U.S. consumer confidence declined in October to 94.6, its lowest level since spring, as a more cautious future outlook outweighed an improved assessment of current conditions. This downturn was exacerbated by rising inflation expectations, now at 5.9%, and increased concerns over borrowing costs, with over half of consumers anticipating higher interest rates. A significant divergence emerged, with confidence sharply falling among households earning under $75,000 while improving for those above $200,000, highlighting the financial fragility of lower-income segments and their potential impact on broader economic activity. Consequently, consumers are planning restrained holiday spending, signaling persistent uncertainty despite stable current job and income conditions.

Analysis

U.S. consumer confidence declined in October, with the Conference Board Index slipping to 94.6 from 95.6 in September, marking its lowest level since spring. This masks a significant divergence: the Present Situation Index rose 1.8 points to 129.3, while the Expectations Index fell 2.9 points to 71.5, remaining below the recession-signaling threshold of 80 for the eighth consecutive month. This indicates robust current conditions but a deteriorating future outlook.

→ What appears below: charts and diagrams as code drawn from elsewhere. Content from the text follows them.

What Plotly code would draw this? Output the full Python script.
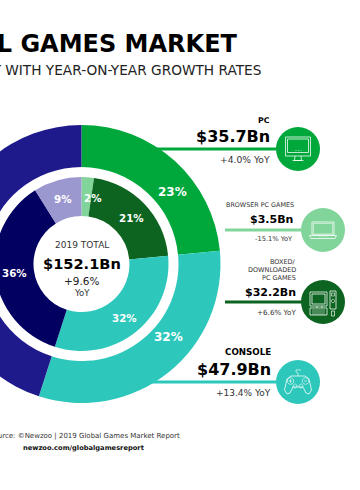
import math
import plotly.graph_objects as go

# ---- data ----
outer_segments = ["PC", "Console", "Mobile"]
outer_values = [35.7, 47.9, 68.5]
outer_pct_labels = ["23%", "32%", "45%"]
outer_colors = ["#00a83c", "#2dc8bb", "#1f1a8c"]

inner_segments = ["Browser PC Games", "Boxed/Downloaded PC Games", "Console", "Smartphone", "Tablet"]
inner_values = [3.5, 32.2, 47.9, 54.9, 13.6]
inner_pct_labels = ["2%", "21%", "32%", "36%", "9%"]
inner_colors = ["#82d59a", "#0d6420", "#2dc8bb", "#020060", "#9b97cf"]

title = "THE 2019 GLOBAL GAMES MARKET"
subtitle = "PER DEVICE &amp; SEGMENT WITH YEAR-ON-YEAR GROWTH RATES"

# ---- canvas helpers (layout is wider than the window, shifted left so the chart is cropped) ----
SHIFT = 300
W, H = 360 + SHIFT, 490
FONT = "DejaVu Sans, sans-serif"
CX, CY = 81.5, 264
R_OUT, R_OUT_HOLE, R_IN, R_IN_HOLE = 139, 97, 87, 48


def px(x):
    return (x + SHIFT) / W


def py(y):
    return 1 - y / H


def dom(r):
    return dict(x=[px(CX - r), px(CX + r)], y=[py(CY + r), py(CY - r)])


fig = go.Figure()
fig.add_trace(go.Pie(labels=outer_segments, values=outer_values, sort=False, direction="clockwise",
                     rotation=0, hole=R_OUT_HOLE / R_OUT, domain=dom(R_OUT), textinfo="none",
                     marker=dict(colors=outer_colors, line=dict(width=0)), showlegend=False))
fig.add_trace(go.Pie(labels=inner_segments, values=inner_values, sort=False, direction="clockwise",
                     rotation=0, hole=R_IN_HOLE / R_IN, domain=dom(R_IN), textinfo="none",
                     marker=dict(colors=inner_colors, line=dict(width=0)), showlegend=False))


def text(x, y, s, size, color="#1a1a1a", bold=False, anchor="right"):
    fig.add_annotation(x=px(x), y=py(y), xref="paper", yref="paper", text=f"<b>{s}</b>" if bold else s,
                       showarrow=False, xanchor=anchor, yanchor="middle", borderpad=0, borderwidth=0,
                       font=dict(family=FONT, size=size, color=color), align=anchor)


# header / footer
text(238, 44, title, 24, "#000000", True)
text(261, 70, subtitle, 13.7, "#222222")
text(180, 436, "Source: ©Newzoo | 2019 Global Games Market Report", 7, "#333333")
text(84, 448, "newzoo.com/globalgamesreport", 6.7, "#111111", True, "center")

# centre
text(CX, 245, "2019 TOTAL", 9, "#333333", anchor="center")
text(CX, 263, "$152.1Bn", 14.6, "#000000", True, "center")
text(CX, 281, "+9.6%", 10.5, "#222222", anchor="center")
text(CX, 293, "YoY", 8.5, "#333333", anchor="center")

# slice labels
label_pos_outer = [(172, 192), (168.5, 337)]
for (x, y), s in zip(label_pos_outer, outer_pct_labels):
    text(x, y, s, 12, "#ffffff", True, "center")
label_pos_inner = [(92, 198), (131, 218), (124, 318), (14.5, 273), (62.5, 199)]
for (x, y), s in zip(label_pos_inner, inner_pct_labels):
    text(x, y, s, 10.3, "#ffffff", True, "center")

# leader lines
leaders = [(150, 278, 149, outer_colors[0]), (225, 305, 230, inner_colors[0]),
           (225, 305, 302, inner_colors[1]), (150, 278, 382, outer_colors[1])]
for x0, x1, y, c in leaders:
    fig.add_shape(type="line", xref="paper", yref="paper", x0=px(x0), x1=px(x1), y0=py(y), y1=py(y),
                  line=dict(color=c, width=3), layer="below")

# callouts: (right edge, label y, label, size, value, y, size, yoy, y, size, label colour, value/yoy edge)
callouts = [
    (270, 120, "<b>PC</b>", 7.8, "$35.7Bn", 136, 16, "+4.0% YoY", 160, 9.2, "#000000", 270),
    (294, 205, "BROWSER PC GAMES", 6.4, "$3.5Bn", 219, 11, "-15.1% YoY", 239, 6.7, "#333333", 292.5),
    (296, 262, "BOXED/", 6.5, "$32.2Bn", 292, 11, "+6.6% YoY", 312, 7.2, "#333333", 296),
    (271, 352, "<b>CONSOLE</b>", 8.7, "$47.9Bn", 369, 16, "+13.4% YoY", 393, 9, "#000000", 271),
]
for x, ly, lab, ls, val, vy, vs, yoy, yy, ys, lc, vx in callouts:
    text(x, ly, lab, ls, lc)
    text(vx, vy, val, vs, "#000000", True)
    text(vx, yy, yoy, ys, "#333333")
text(296, 270, "DOWNLOADED", 6.5, "#333333")
text(296, 278, "PC GAMES", 6.5, "#333333")

# icon circles
circles = [(298, 149, outer_colors[0]), (323, 230, inner_colors[0]),
           (323, 302, inner_colors[1]), (298, 382, outer_colors[1])]
for x, y, c in circles:
    fig.add_shape(type="circle", xref="paper", yref="paper", x0=px(x - 22), x1=px(x + 22),
                  y0=py(y + 22), y1=py(y - 22), fillcolor=c, line=dict(width=0))


def icon(cx, cy, cmds, width=0.9):
    path = ""
    for c in cmds:
        tok = c if isinstance(c, str) else f"{px(cx + c[0]):.5f},{py(cy + c[1]):.5f}"
        path += (" " + tok) if path else tok
    fig.add_shape(type="path", xref="paper", yref="paper", path=path,
                  line=dict(color="rgba(255,255,255,0.85)", width=width))


def poly(*pts, close=True):
    cmds = []
    for i, p in enumerate(pts):
        cmds += ["M" if i == 0 else "L", p]
    if close:
        cmds.append("Z")
    return cmds


def box(x0, y0, x1, y1):
    return poly((x0, y0), (x1, y0), (x1, y1), (x0, y1))


def dots(x0, x1, y, n):
    cmds = []
    for i in range(n):
        x = x0 + (x1 - x0) * i / (n - 1)
        cmds += ["M", (x, y), "L", (x + 0.6, y)]
    return cmds


def ring(x, y, r):
    n = 12
    return poly(*[(x + r * math.cos(2 * math.pi * i / n), y + r * math.sin(2 * math.pi * i / n)) for i in range(n)])


# PC monitor
c = (298, 149)
icon(*c, box(-12.5, -12, 12.5, 7))
icon(*c, box(-10.5, -10, 10.5, 3.5))
icon(*c, dots(-3, 3, 1.5, 5), 0.7)
icon(*c, poly((-3, 7), (-3.5, 11.5), (3.5, 11.5), (3, 7), close=False))
icon(*c, poly((-5.5, 11.5), (5.5, 11.5), close=False))

# laptop
c = (323, 230)
icon(*c, box(-11, -8, 11, 5))
icon(*c, box(-9.5, -6.5, 9.5, 4), 0.6)
icon(*c, poly((-13.5, 5.5), (13.5, 5.5), (12, 8.5), (-12, 8.5)))
icon(*c, dots(-4, 4, 6.8, 6), 0.6)

# desktop PC
c = (323, 302)
icon(*c, box(-13, -10, 4, 4))
icon(*c, box(-11, -8, 2, 2))
icon(*c, box(-13, 6, 4, 13))
for yy in (8, 10, 12):
    icon(*c, poly((-11, yy), (2, yy), close=False), 0.6)
icon(*c, box(7, -11, 13, 7))
icon(*c, box(8.5, -9, 11.5, -6), 0.7)
icon(*c, ring(10, -1, 1.7), 0.7)
icon(*c, box(8.5, 9, 11.5, 14), 0.8)
icon(*c, poly((-6, 4), (-6, 6), close=False))
icon(*c, poly((-1, 4), (-1, 6), close=False))

# gamepad
c = (298, 382)
icon(*c, ["M", (-7, -6), "L", (7, -6), "L", (11, -3), "L", (13.5, 8), "L", (11, 12), "L", (8, 11),
          "L", (5, 5), "L", (-5, 5), "L", (-8, 11), "L", (-11, 12), "L", (-13.5, 8), "L", (-11, -3), "Z"])
icon(*c, ring(-7.5, -1, 3.3), 0.7)
icon(*c, ring(7.5, -1, 3.3), 0.7)
icon(*c, ring(-3, 4, 2), 0.7)
icon(*c, ring(3, 4, 2), 0.7)
icon(*c, poly((-9.3, -1), (-5.7, -1), close=False), 0.7)
icon(*c, poly((-7.5, -2.8), (-7.5, 0.8), close=False), 0.7)
icon(*c, poly((6, -1), (9, -1), close=False), 0.7)
icon(*c, poly((0, -6), (0, -9), (-2, -10), (-2, -12), (3, -12), close=False), 0.7)

fig.update_layout(width=W, height=H, margin=dict(l=0, r=0, t=0, b=0), autosize=False,
                  paper_bgcolor="#ffffff", plot_bgcolor="#ffffff", showlegend=False)

fig.write_html(
    "out.html",
    post_script=(
        "document.body.style.margin='0';document.body.style.overflow='hidden';"
        "var d=document.getElementById('{plot_id}');d.style.marginLeft='-" + str(SHIFT) + "px';"
    ),
    config={"displayModeBar": False},
)
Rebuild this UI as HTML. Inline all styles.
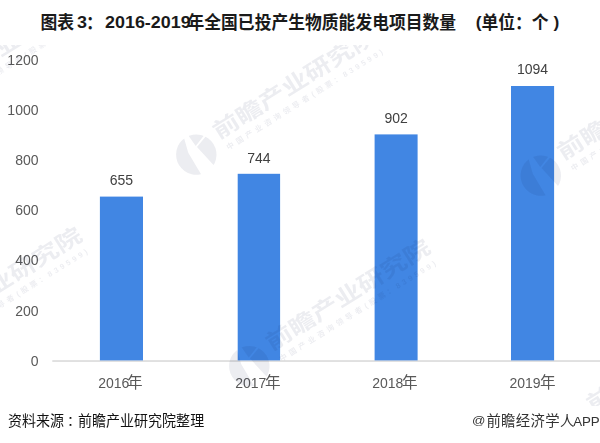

Inflation remains a primary concern, with 12-month expectations rising to 5.9% from 5.8%, reversing prior improvements, and 52.8% of consumers anticipating higher borrowing costs. This concern is acutely felt among lower-income households, where sentiment declined sharply for those earning below $75,000, contrasting with improved optimism for those above $200,000. Labor Economy workers, comprising one-third of the U.S. workforce, exhibit significant financial fragility. The financial fragility of lower-income segments has broad economic implications, as a 1% wage change in this group can impact GDP by approximately $17 billion. This dynamic explains the faster deterioration of confidence among these groups when inflation expectations rise or wages stagnate. Consequently, consumers are planning more restrained holiday spending, expecting to spend 3.9% less on gifts and 12% less on non-gift items, prioritizing value.